Winter Solstice – A Poem

Winter Solstice 

Bunched on a train travelling from Manchester Airport,
I listen to a handpan meditation meant to reset

my nervous system and sip a bottled meal
I knew would give me stomach ache.

Places I'm familiar with from the windows on this train
are made strange by fog, and I sulk into my scalding tea
because I'm not out with the land while it's othered.

***

Is it expensive in Iceland the taxi driver asks,

his accent London etched. Yes, I say, very.
There are bank charges still to come.
I'll forget about them and be stung

in a couple of months.

He asks if there's Uber in Iceland.

I try to explain taxi companies
on the island are akin to the mafia.
I don't think Uber will get there.
But they've had a Starbucks

for a week or two, so who knows.

Money is one reason I can't live there, I tell him.
Another is the absence of trees.
Nature is important, he says.
It isn't so bad here if you get into nature.

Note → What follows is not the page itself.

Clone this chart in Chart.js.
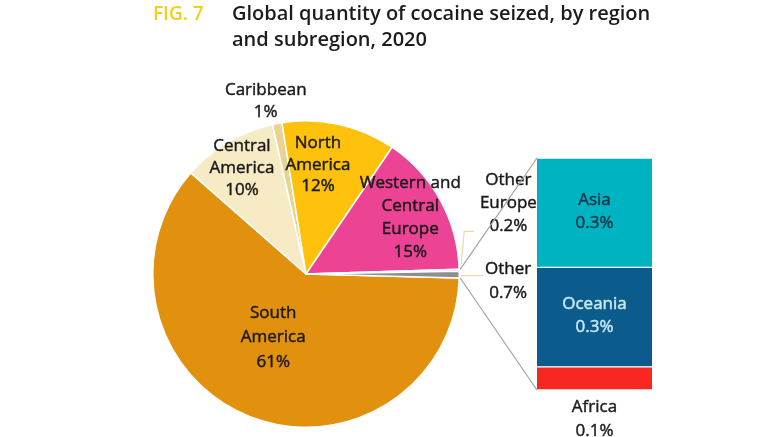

I tell him I don't drive, making nature inaccessible
without living most of my days on trains,

then I blurt out that without nature I'd kill myself.
The silence between the front and back seats

is dense, like a mouthful of Christmas cake.

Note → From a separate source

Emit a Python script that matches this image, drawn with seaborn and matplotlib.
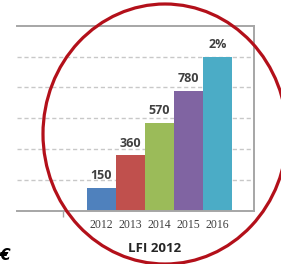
import matplotlib
matplotlib.use("Agg")
import matplotlib.pyplot as plt
import seaborn as sns
import pandas as pd
from matplotlib.patches import Ellipse
from matplotlib.ticker import FixedLocator

years = ["2012", "2013", "2014", "2015", "2016"]
values = [150, 360, 570, 780, 1000]
value_labels = ["150", "360", "570", "780", "2%"]
colors = ["#4F81BD", "#C0504D", "#9BBB59", "#8064A2", "#4BACC6"]
xlabel = "LFI 2012"

df = pd.DataFrame({"year": years, "value": values})

sns.set_theme(style="white")
W, H = 281, 264
fig = plt.figure(figsize=(W / 100, H / 100), dpi=100)
ax = fig.add_axes([17 / W, 1 - 211 / H, (254 - 17) / W, (211 - 25.7) / H])

sns.barplot(data=df, x="year", y="value", hue="year", palette=colors,
            width=1.0, legend=False, ax=ax, saturation=1, linewidth=0)

ax.set_ylim(0, 1200)
ax.set_xlim(-2.91, 5.26)
ax.set_yticks([])
for gy in [200, 400, 600, 800, 1000]:
    ax.axhline(gy, color="#C8C8C8", lw=1, ls=(0, (3, 2)), zorder=0)

for s in ["top", "right", "bottom"]:
    ax.spines[s].set_color("#A6A6A6")
    ax.spines[s].set_linewidth(1.4)
ax.spines["left"].set_visible(False)

ax.tick_params(axis="x", which="major", length=0, pad=6)
ax.xaxis.set_minor_locator(FixedLocator([-1.31]))
ax.tick_params(axis="x", which="minor", length=4, width=1, color="#A6A6A6",
               bottom=True, direction="out")
ax.set_xticks(range(len(years)))
ax.set_xticklabels(years, fontsize=8.5, color="#404040", family="Liberation Serif")
ax.set_xlabel(xlabel, fontsize=9.5, fontweight="bold", color="#262626",
              family="Open Sans", labelpad=8)
ax.xaxis.label.set_x((155 - 17) / (254 - 17))
ax.set_ylabel("")

for i, (v, lab) in enumerate(zip(values, value_labels)):
    ax.annotate(lab, (i, v), xytext=(0, 4), textcoords="offset points",
                ha="center", va="bottom", fontsize=9, fontweight="bold",
                color="#404040", family="Open Sans")

# overlay for ellipse
ov = fig.add_axes([0, 0, 1, 1])
ov.set_xlim(0, W)
ov.set_ylim(H, 0)
ov.axis("off")
ov.patch.set_alpha(0)
ov.add_patch(Ellipse((165, 134), 244, 260, angle=0, fill=False,
                     edgecolor="#B3101A", lw=2.3))
ov.text(0, 263, "€", fontsize=11, fontweight="bold", fontstyle="italic",
        ha="left", va="bottom", color="black")

fig.savefig("out.png", dpi=100)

After a couple of minutes' drive, we arrive at a house
I can't call home where I live next to people I'll never know.

The taxi driver hauls my storage container of a suitcase
from the car. I'm embarrassed about its heft, but slightly less
than usual because it's Christmas and everything is heavy.

He wishes me a happy Christmas.

I thank him and say the same.
Before he sets my suitcase down, I scan for dog shit
,
the scent of which is harrowingly ripe.

***

There aren't any Christmas cards on the doormat,
my email inbox, though, is bloated with festive greetings
from companies whose bosses certainly own country homes,
and whose ceiling-skimming trees won't be artificial.

Blessedly, there's no letter on the mat saying I'm late paying
council tax, or for the water that must be chemicalised
before consumption, water my Icelandic ex-boyfriend

couldn't drink without retching.

All that's on the doormat is a leaflet emblazoned with HOPE.
I immediately consider creating a radical zine from it.

From the gut of my suitcase, I excavate presents bought
while happy, an experience provided by ADHD medication
prescribed to someone else.

***

I duck out to buy almond milk from the newsagents

and see the sky isn't dark but burns a toxic tangerine.
There are no stars.

In the sky above where I wish I were on this winter solstice,
I know the dark is a deep bowl, and the stars hang so low
that if I were to go up on tiptoe, I could pluck a few,
which I'd kiss, then, light and all, swallow whole.